Who'll spend more this Black Friday?
It's just less than a week for Thanksgiving and Black Friday, which traditionally begins the holiday shopping season.
Every year around this time, the pressure to buy gifts and take advantage of low prices increases. Early-morning queues reflect the rush to buy some sought after prize.
From the outside, it seems these holiday shoppers are willing to pay any amount of cash.
But shoppers often behave differently than they would ideally like to behave, says University of Michigan Marketing Professor Scott Rick. The need to buy gifts may overwhelm the influence of purchase pain on spending decisions, he says.
Some consumers chronically spend more than they would like, and some consumers chronically spend less than they would like, Rick says.
Where an individual falls within the range of desiring to spend more or less largely determines whether he or she is a tightwad or a spendthrift, characteristics that determine quite a bit about a person's spending habits.
People who experience an intense pain of paying may behave as if dining out tonight requires giving up several nicer dinners next month. Rick refers such consumers as tightwads. People who experience minimal pain of paying may behave as if dining out tonight requires giving up nothing next month are referred as spendthrifts.
His research shows tightwads and spendthrifts spend about the same amount on gifts. It may be that spending money on someone else lessens the pain of making purchases. Alternatively, spending on gifts may be just as painful as usual for tightwads, but the need to purchase gifts overwhelms the influence of that pain on spending decisions.
Rick proposes that the pain of paying drives tightwads to spend less than they would like, while spendthrifts experience too little pain of paying and typically spend more than they would ideally like to spend.

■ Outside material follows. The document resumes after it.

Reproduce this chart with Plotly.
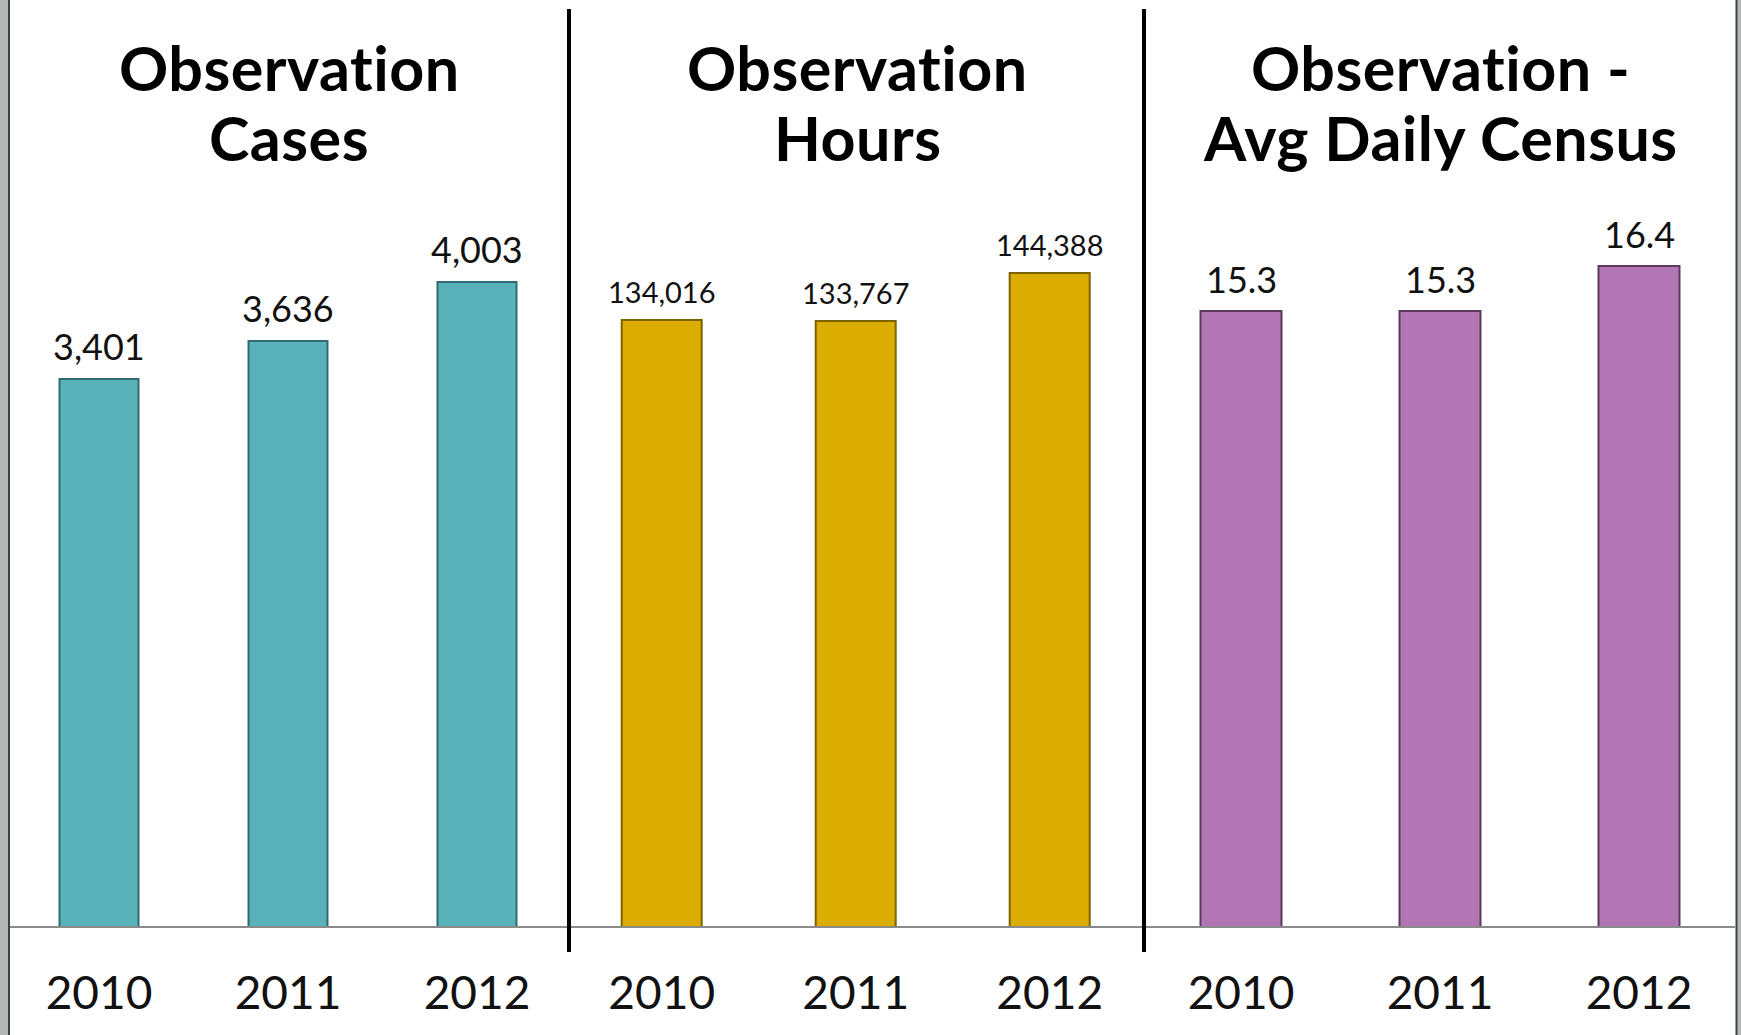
import plotly.graph_objects as go

# ---- data ----
years = ["2010", "2011", "2012"]
obs_cases = [3401, 3636, 4003]
obs_hours = [134016, 133767, 144388]
obs_adc = [15.3, 15.3, 16.4]

case_labels = ["3,401", "3,636", "4,003"]
hour_labels = ["134,016", "133,767", "144,388"]
adc_labels = ["15.3", "15.3", "16.4"]

titles = [["Observation", "Cases"], ["Observation", "Hours"], ["Observation -", "Avg Daily Census"]]

W, H = 1741, 1035
FONT = "Lato, 'Open Sans', 'DejaVu Sans', sans-serif"


def px(x):
    return x / W


def py(y):
    return 1 - y / H


base_y = 927
top_y = 189
ydom = [py(base_y), py(top_y)]

panels = [
    dict(vals=obs_cases, labels=case_labels, color="#59b1b9", line="#2f6b70",
         dom=[4.5, 571.5], width=0.423, ymax=4577, lsize=36, shift=33),
    dict(vals=obs_hours, labels=hour_labels, color="#dbad00", line="#7d6200",
         dom=[564.7, 1146.7], width=0.412, ymax=162830, lsize=29, shift=28),
    dict(vals=obs_adc, labels=adc_labels, color="#b176b3", line="#5c3a5e",
         dom=[1141.5, 1738.5], width=0.41, ymax=18.32, lsize=36, shift=32),
]

fig = go.Figure()
annotations = []
for i, p in enumerate(panels):
    xa = "x" if i == 0 else f"x{i+1}"
    ya = "y" if i == 0 else f"y{i+1}"
    fig.add_trace(go.Bar(
        x=years, y=p["vals"], xaxis=xa, yaxis=ya,
        width=p["width"],
        marker=dict(color=p["color"], line=dict(color=p["line"], width=2)),
        showlegend=False, hoverinfo="x+y",
    ))
    for k, (v, lab) in enumerate(zip(p["vals"], p["labels"])):
        annotations.append(dict(
            x=k, y=v, xref=xa, yref=ya, text=lab, showarrow=False,
            yanchor="middle", yshift=p["shift"],
            font=dict(family=FONT, size=p["lsize"], color="#111111"),
        ))
    axkey = "xaxis" if i == 0 else f"xaxis{i+1}"
    aykey = "yaxis" if i == 0 else f"yaxis{i+1}"
    fig.update_layout({
        axkey: dict(domain=[px(p["dom"][0]), px(p["dom"][1])], anchor=ya,
                    type="category", range=[-0.5, 2.5], showgrid=False,
                    zeroline=False, showline=False, ticks="outside", ticklen=0,
                    ticklabelstandoff=26,
                    tickfont=dict(family=FONT, size=46, color="#111111"),
                    fixedrange=True),
        aykey: dict(domain=ydom, anchor=xa, range=[0, p["ymax"]], visible=False,
                    showgrid=False, zeroline=False, fixedrange=True),
    })

# titles
title_cx = [289, 857, 1440]
for cx, (l1, l2) in zip(title_cx, titles):
    for txt, cy in ((l1, 67), (l2, 137)):
        annotations.append(dict(
            x=px(cx), y=py(cy), xref="paper", yref="paper",
            text=f"<b><span style='letter-spacing:0.5px'>{txt}</span></b>",
            showarrow=False, xanchor="center", yanchor="middle",
            font=dict(family=FONT, size=61, color="#000000"),
        ))

shapes = [
    # left / right slide edges
    dict(type="rect", xref="paper", yref="paper", x0=0, x1=px(8), y0=0, y1=1,
         fillcolor="#b3b7b7", line_width=0, layer="above"),
    dict(type="line", xref="paper", yref="paper", x0=px(9), x1=px(9), y0=0, y1=1,
         line=dict(color="#3b4242", width=2), layer="above"),
    dict(type="rect", xref="paper", yref="paper", x0=px(1737), x1=1, y0=0, y1=1,
         fillcolor="#b3b7b7", line_width=0, layer="above"),
    dict(type="line", xref="paper", yref="paper", x0=px(1736.5), x1=px(1736.5), y0=0, y1=1,
         line=dict(color="#3b4242", width=2), layer="above"),
    # baseline
    dict(type="line", xref="paper", yref="paper", x0=px(10), x1=px(1735),
         y0=py(base_y), y1=py(base_y), line=dict(color="#8a8a8a", width=2), layer="above"),
    # dividers
    dict(type="line", xref="paper", yref="paper", x0=px(569), x1=px(569),
         y0=py(9), y1=py(952), line=dict(color="#000000", width=4), layer="above"),
    dict(type="line", xref="paper", yref="paper", x0=px(1144), x1=px(1144),
         y0=py(9), y1=py(952), line=dict(color="#000000", width=4), layer="above"),
]

fig.update_layout(
    width=W, height=H, margin=dict(l=0, r=0, t=0, b=0),
    paper_bgcolor="white", plot_bgcolor="rgba(0,0,0,0)",
    annotations=annotations, shapes=shapes, bargap=0,
    font=dict(family=FONT),
)

fig.write_html(
    "out.html",
    config={"displayModeBar": False},
    post_script="document.body.style.margin='0';document.body.style.overflow='hidden';",
)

The pain of paying matters most when purchases are optional, Rick says. Generally, gifts for loved ones are not optional, assuming we want to maintain those relationships.
Tightwads, also called Penny pinchers, are willing to spend more if dinner and a movie are framed as an investment in a relationship, while they spend substantially less in cases of paying for an item with cash that amplifies purchase pain.
Spendthrifts spend significantly more on coffee, clothes and entertainment. Spending trends level out again when paying for restaurants and hobbies.
Spending differences between tightwads and spendthrifts are greatest in situations that amplify the pain of paying and smallest in situations that diminish the pain of paying.
This is especially true when paying with credit cards because consumers don't immediately feel the pain associated with buying decisions.
Rick found that consumers defied economic models that assume people make spending decisions based on a purely cognitive appreciation of foregoing things in the future by spending today. Just imagine the pleasure a consumer would feel while eating a candy that she bought, and possibly the guilt she would feel after indulging.